Scientific classification
- Kingdom: Plantae
- Clade: Tracheophytes
- Clade: Lycophytes
- Class: Lycopodiopsida
- Order: Isoetales
- Family: Isoetaceae
- Genus: Isoetes
- Species: I. tuckermanii
- Binomial name: Isoetes tuckermanii A.Braun ex Engelm.
- Synonyms: Calamaria tuckermanii (A.Braun ex Engelm.) Kuntze Isoetes tuckermanii var. borealis A.A.Eaton

= Isoetes tuckermanii =

- Genus: Isoetes
- Species: tuckermanii
- Authority: A.Braun ex Engelm.
- Conservation status: LC
- Synonyms: Calamaria tuckermanii (A.Braun ex Engelm.) Kuntze, Isoetes tuckermanii var. borealis A.A.Eaton

Species of plant in the family Isoetaceae

Isoetes tuckermanii, or Tuckerman's quillwort, is a tetraploid species of plant in the family Isoetaceae.
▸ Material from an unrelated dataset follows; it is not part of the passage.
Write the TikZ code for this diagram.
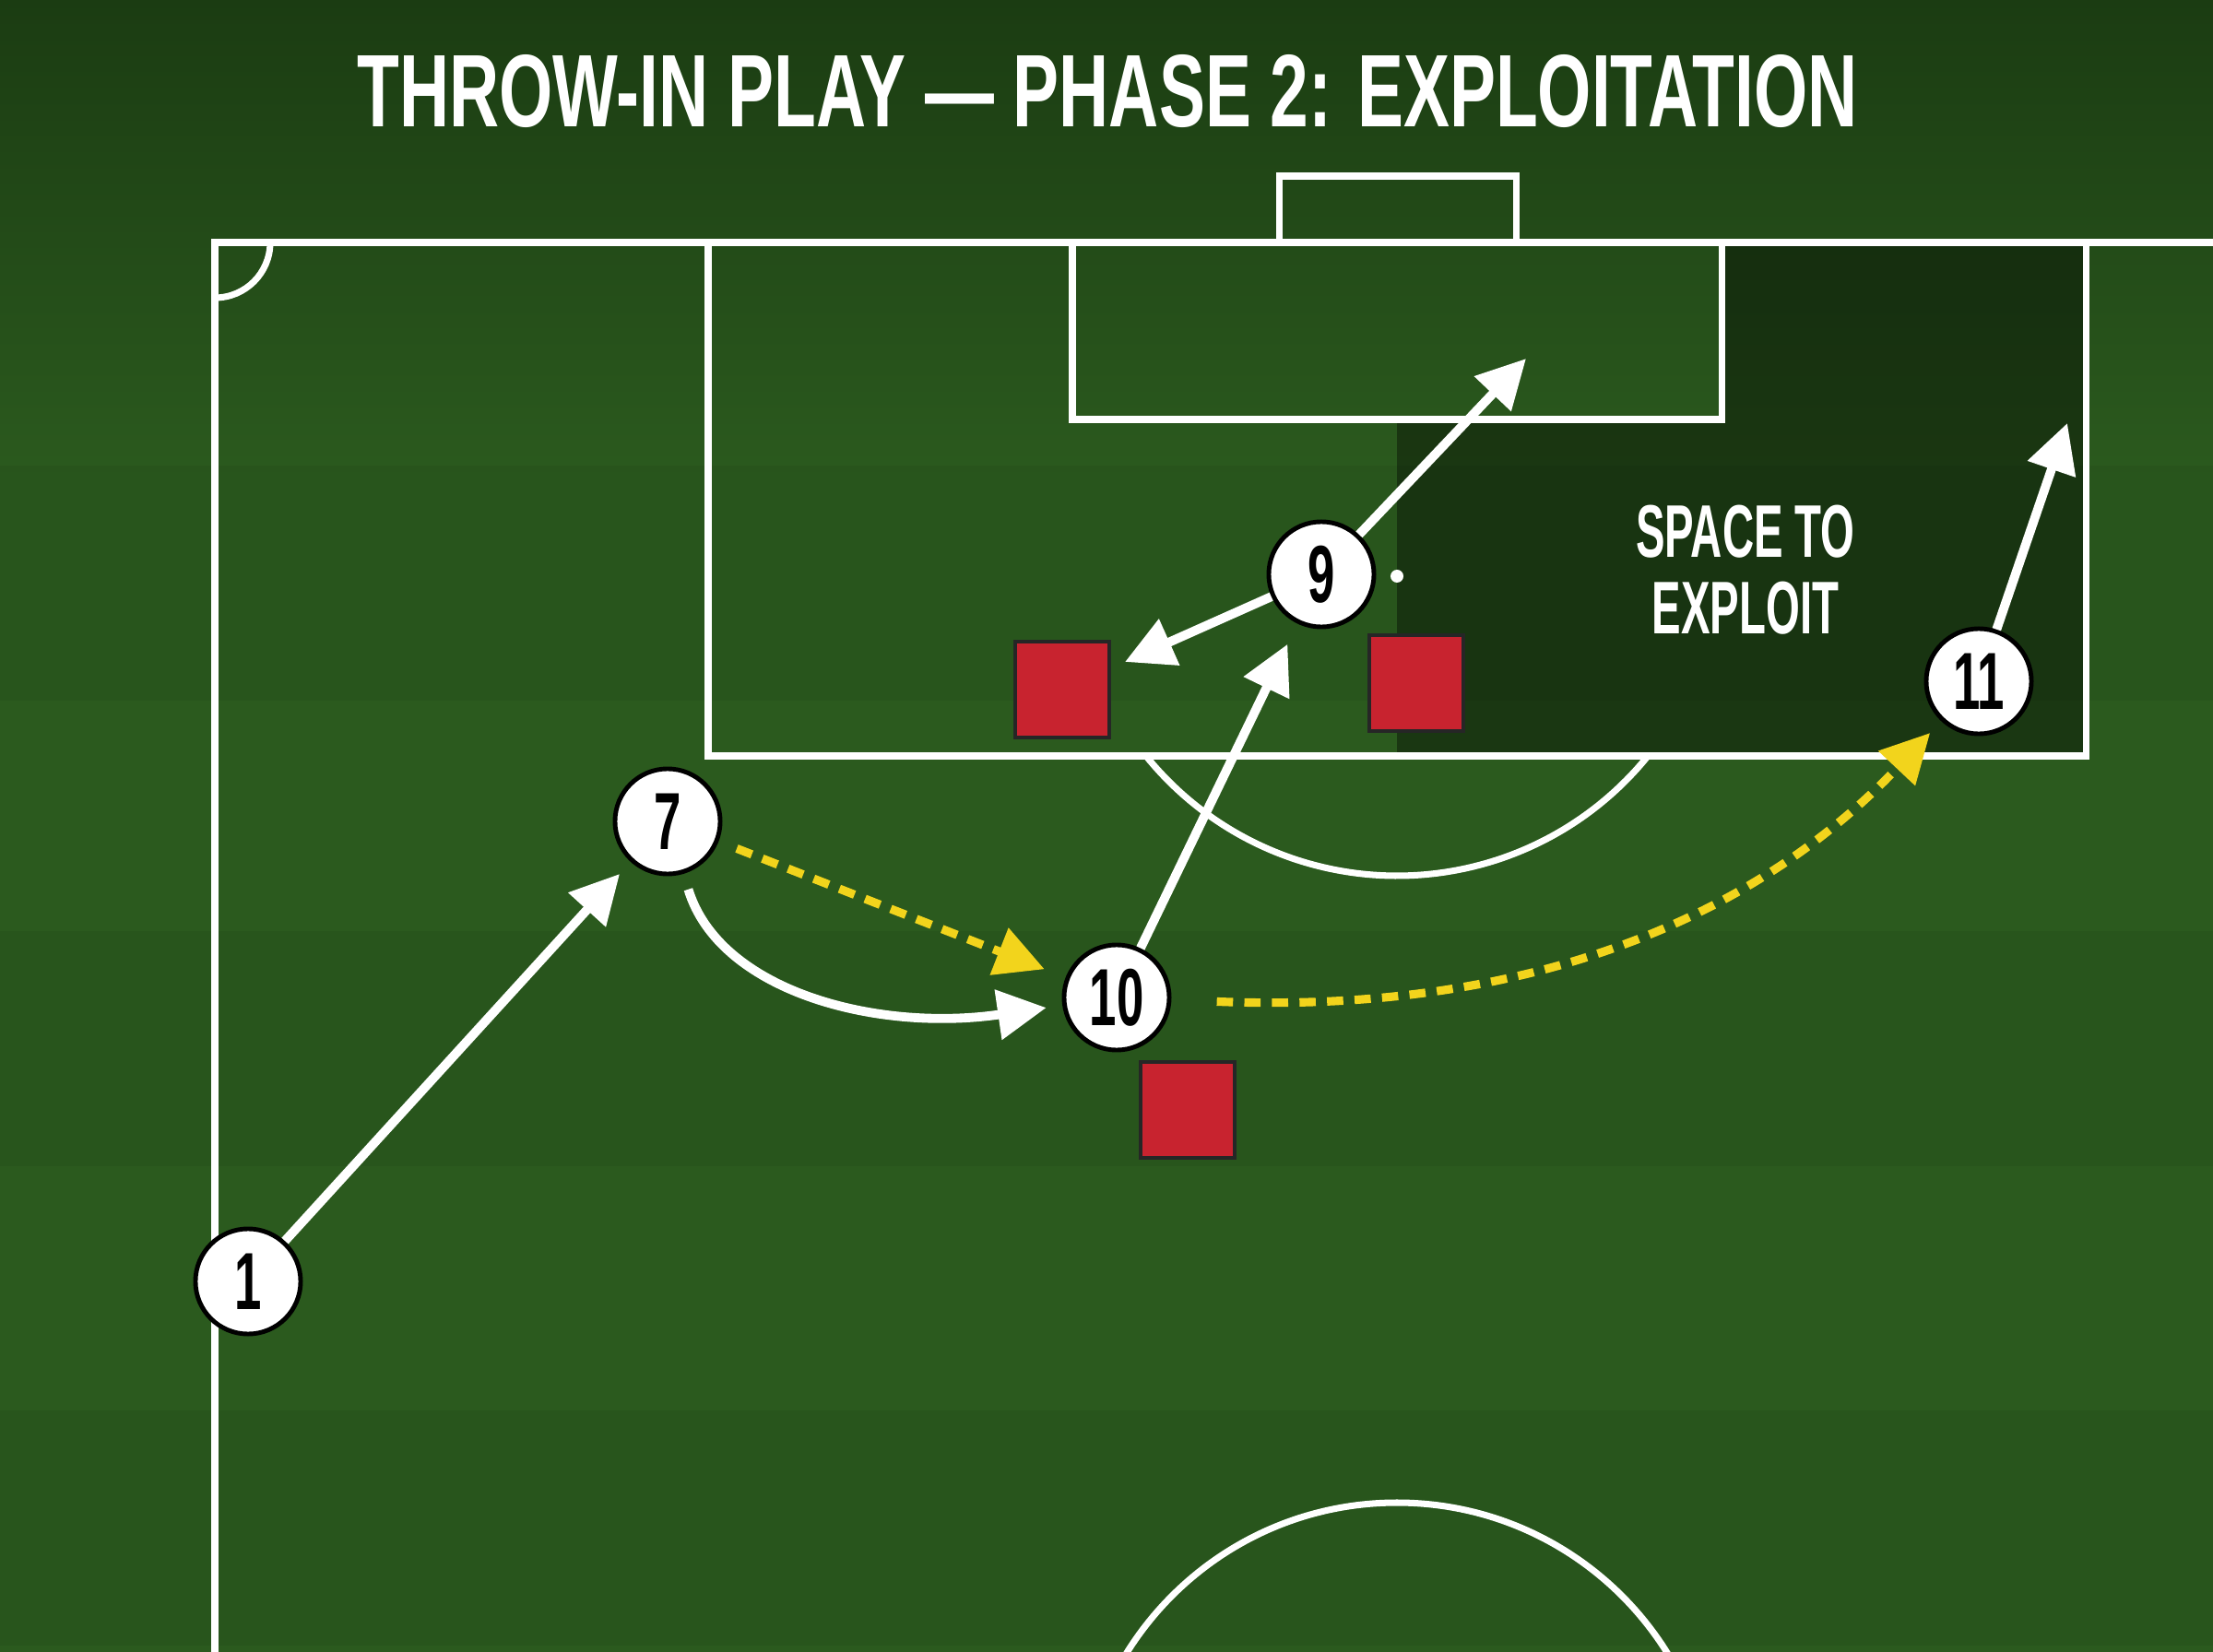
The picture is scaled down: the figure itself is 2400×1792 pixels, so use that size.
\documentclass[tikz,border=0pt]{standalone}
\usepackage{fontspec}
\setmainfont{Liberation Sans}
\usetikzlibrary{arrows.meta}
\definecolor{fieldgreen}{HTML}{2B5A1E}
\definecolor{topgreen}{HTML}{1B3C12}
\definecolor{passyellow}{HTML}{F2D41C}
\definecolor{defred}{HTML}{C8232F}
\newcommand{\narrow}[2]{\scalebox{#1}[1]{#2}}

\begin{document}
\begin{tikzpicture}[x=0.01cm,y=-0.01cm,
    pitch/.style={white,line width=2pt},
    player/.style={circle,fill=white,draw=black,line width=1.4pt,minimum size=1.14cm,inner sep=0pt,font=\fontsize{25}{25}\selectfont\bfseries},
    defender/.style={rectangle,fill=defred,draw=black!85,line width=1.2pt,minimum width=1.02cm,minimum height=1.04cm},
    run/.style={white,line width=2.8pt,-{Triangle[length=15pt,width=15pt]}},
    pass/.style={passyellow,line width=2.6pt,dash pattern=on 5pt off 3.5pt,-{Triangle[length=15pt,width=15pt]}}]
  \useasboundingbox (0,0) rectangle (2400,1792);
  \clip (0,0) rectangle (2400,1792);
  \fill[fieldgreen] (0,0) rectangle (2400,1792);
  \shade[top color=topgreen,bottom color=fieldgreen] (0,0) rectangle (2400,520);
  \foreach \y in {505,1010,1530}
    \fill[black,opacity=0.05] (0,\y) rectangle (2400,\y+255);
  \fill[black,opacity=0.38] (1515,455) -- (1867,455) -- (1867,263) -- (2262,263) -- (2262,820) -- (1515,820) -- cycle;

  \draw[pitch] (233,1792) -- (233,263) -- (2400,263);
  \draw[pitch] (293,263) arc[start angle=0,end angle=90,radius=60];
  \draw[pitch] (768,263) rectangle (2262,820);
  \draw[pitch] (1163,263) rectangle (1867,455);
  \draw[pitch] (1387,263) -- (1387,191) -- (1644,191) -- (1644,263);
  \draw[pitch] (1515,600) ++(38.94:350) arc[start angle=38.94,end angle=141.06,radius=350];
  \fill[white] (1515,625) circle[radius=7];
  \draw[pitch] (1515,1975) circle[radius=345];

  \node[white] (title) at (1201,99) {\fontsize{31.8}{32}\selectfont\bfseries\narrow{0.67}{THROW-IN PLAY — PHASE 2: EXPLOITATION}};
  \node[white,align=center,font=\fontsize{23}{23.6}\selectfont\bfseries] (space) at (1893,618) {\narrow{0.585}{SPACE TO}\\\narrow{0.585}{EXPLOIT}};

  \node[defender] (d1) at (1152,748) {};
  \node[defender] (d2) at (1536,741) {};
  \node[defender] (d3) at (1288,1204) {};

  \node[player] (p1) at (269,1390) {\narrow{0.6}{1}};
  \node[player] (p7) at (724,891) {\narrow{0.6}{7}};
  \node[player] (p10) at (1211,1082) {\narrow{0.6}{10}};
  \node[player] (p9) at (1433,623) {\narrow{0.6}{9}};
  \node[player] (p11) at (2146,739) {\narrow{0.6}{11}};

  \coordinate (t9a) at (1220,718);
  \coordinate (t9b) at (1655,389);
  \coordinate (t11) at (2242,459);

  \draw[run,shorten >=5pt] (p1) -- (p7);
  \draw[run,shorten <=5pt,shorten >=5pt] (p7) .. controls (780,1075) and (950,1120) .. (p10);
  \draw[pass,shorten <=6pt,shorten >=7pt] (p7) -- (p10);
  \draw[run,shorten >=7pt] (p10) -- (p9);
  \draw[run] (p9) -- (t9a);
  \draw[run] (p9) -- (t9b);
  \draw[run] (p11) -- (t11);
  \draw[pass,shorten <=14pt,shorten >=5pt] (p10) .. controls (1650,1100) and (1900,1000) .. (p11);
\end{tikzpicture}
\end{document}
It can be found in shallow water in Newfoundland, Nova Scotia, New Brunswick, and south through the New England states to Maryland. It bears 10 to 45 long bright green to yellow green leaves that are 4 to 25 centimeters long, usually erect, but sometimes recurved. The velum covers one fourth or less of the sporangium, which is usually unspotted, 5 millimeters long, and 3 millimeters wide. The white spherical megaspores are 400 to 650 micrometers in diameter, and bear rough-crested ridges that form a hexagonal honeycomb shape. The kidney shaped microspores are 24 to 33 micrometers long, bearing tubercles. It is very similar to I. macrospora, only reliably distinguishable by cytology or through careful megaspore measurement.